_Recorded information_.
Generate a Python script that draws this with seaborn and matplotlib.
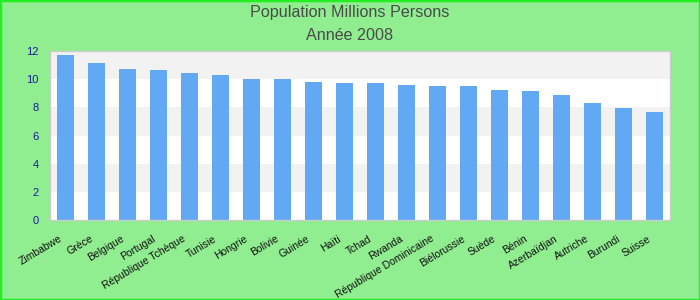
import matplotlib
matplotlib.use("Agg")
import matplotlib.pyplot as plt
import matplotlib.transforms as mtransforms
import seaborn as sns
import pandas as pd
from matplotlib.patches import Rectangle

countries = ["Zimbabwe", "Grèce", "Belgique", "Portugal", "République Tchèque",
             "Tunisie", "Hongrie", "Bolivie", "Guinée", "Haïti", "Tchad", "Rwanda",
             "République Dominicaine", "Biélorussie", "Suède", "Bénin",
             "Azerbaïdjan", "Autriche", "Burundi", "Suisse"]
population = [11.72, 11.15, 10.72, 10.65, 10.44, 10.30, 10.01, 10.00, 9.80, 9.73,
              9.73, 9.59, 9.52, 9.52, 9.23, 9.16, 8.88, 8.31, 7.95, 7.67]
yticks = [0, 2, 4, 6, 8, 10, 12]
title_lines = ["Population Millions Persons", "Année 2008"]

df = pd.DataFrame({"country": countries, "population": population})

sns.set_theme(style="white")
plt.rcParams['font.family'] = ['Liberation Sans', 'DejaVu Sans']

fig = plt.figure(figsize=(7, 3), dpi=100, facecolor="#90ee90")
ax = fig.add_axes([50/700, 1 - 220/300, 620/700, 169/300])
ax.set_facecolor("white")

# alternating bands
for i, lo in enumerate(yticks[:-1]):
    if i % 2 == 1:
        ax.axhspan(lo, lo + 2, color="#f2f2f2", zorder=0, lw=0)

sns.barplot(data=df, x="country", y="population", color="#61a9f3",
            saturation=1, width=0.55, ax=ax, zorder=2)
for p in ax.patches:
    p.set_edgecolor("none")

ax.set_ylim(0, 12)
ax.set_xlim(-0.5, len(countries) - 0.5)
ax.set_yticks(yticks)
ax.set_yticklabels([str(v) for v in yticks], color="#1a1a9c", fontsize=8)
ax.tick_params(axis="y", length=0, pad=8)
ax.tick_params(axis="x", length=0, pad=4)
ax.set_xticks(range(len(countries)))
ax.set_xticklabels(countries, rotation=31, ha="right", rotation_mode="anchor",
                   fontsize=7.5, color="#111111")
offset = mtransforms.ScaledTranslation(-0.07, -0.08, fig.dpi_scale_trans)
for lbl in ax.get_xticklabels():
    lbl.set_transform(lbl.get_transform() + offset)
ax.set_xlabel("")
ax.set_ylabel("")
for s in ax.spines.values():
    s.set_color("#cccccc")
    s.set_linewidth(1)

fig.text(0.5, 1 - 12/300, title_lines[0], ha="center", va="center",
         fontsize=11.6, color="#4a4a4a")
fig.text(0.5, 1 - 36/300, title_lines[1], ha="center", va="center",
         fontsize=11.6, color="#4a4a4a")

fig.patches.append(Rectangle((0, 0), 1, 1, transform=fig.transFigure,
                             fill=False, edgecolor="#22ee22", linewidth=2.5,
                             zorder=10))

fig.savefig("out.png", dpi=100, facecolor=fig.get_facecolor())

_The task_. Write out the whole listing exactly, and drop the pictures.

_The answer_.
Generate a Python script that draws this with seaborn and matplotlib.
import matplotlib
matplotlib.use("Agg")
import matplotlib.pyplot as plt
import matplotlib.transforms as mtransforms
import seaborn as sns
import pandas as pd
from matplotlib.patches import Rectangle

countries = ["Zimbabwe", "Grèce", "Belgique", "Portugal", "République Tchèque",
             "Tunisie", "Hongrie", "Bolivie", "Guinée", "Haïti", "Tchad", "Rwanda",
             "République Dominicaine", "Biélorussie", "Suède", "Bénin",
             "Azerbaïdjan", "Autriche", "Burundi", "Suisse"]
population = [11.72, 11.15, 10.72, 10.65, 10.44, 10.30, 10.01, 10.00, 9.80, 9.73,
              9.73, 9.59, 9.52, 9.52, 9.23, 9.16, 8.88, 8.31, 7.95, 7.67]
yticks = [0, 2, 4, 6, 8, 10, 12]
title_lines = ["Population Millions Persons", "Année 2008"]

df = pd.DataFrame({"country": countries, "population": population})

sns.set_theme(style="white")
plt.rcParams['font.family'] = ['Liberation Sans', 'DejaVu Sans']

fig = plt.figure(figsize=(7, 3), dpi=100, facecolor="#90ee90")
ax = fig.add_axes([50/700, 1 - 220/300, 620/700, 169/300])
ax.set_facecolor("white")

# alternating bands
for i, lo in enumerate(yticks[:-1]):
    if i % 2 == 1:
        ax.axhspan(lo, lo + 2, color="#f2f2f2", zorder=0, lw=0)

sns.barplot(data=df, x="country", y="population", color="#61a9f3",
            saturation=1, width=0.55, ax=ax, zorder=2)
for p in ax.patches:
    p.set_edgecolor("none")

ax.set_ylim(0, 12)
ax.set_xlim(-0.5, len(countries) - 0.5)
ax.set_yticks(yticks)
ax.set_yticklabels([str(v) for v in yticks], color="#1a1a9c", fontsize=8)
ax.tick_params(axis="y", length=0, pad=8)
ax.tick_params(axis="x", length=0, pad=4)
ax.set_xticks(range(len(countries)))
ax.set_xticklabels(countries, rotation=31, ha="right", rotation_mode="anchor",
                   fontsize=7.5, color="#111111")
offset = mtransforms.ScaledTranslation(-0.07, -0.08, fig.dpi_scale_trans)
for lbl in ax.get_xticklabels():
    lbl.set_transform(lbl.get_transform() + offset)
ax.set_xlabel("")
ax.set_ylabel("")
for s in ax.spines.values():
    s.set_color("#cccccc")
    s.set_linewidth(1)

fig.text(0.5, 1 - 12/300, title_lines[0], ha="center", va="center",
         fontsize=11.6, color="#4a4a4a")
fig.text(0.5, 1 - 36/300, title_lines[1], ha="center", va="center",
         fontsize=11.6, color="#4a4a4a")

fig.patches.append(Rectangle((0, 0), 1, 1, transform=fig.transFigure,
                             fill=False, edgecolor="#22ee22", linewidth=2.5,
                             zorder=10))

fig.savefig("out.png", dpi=100, facecolor=fig.get_facecolor())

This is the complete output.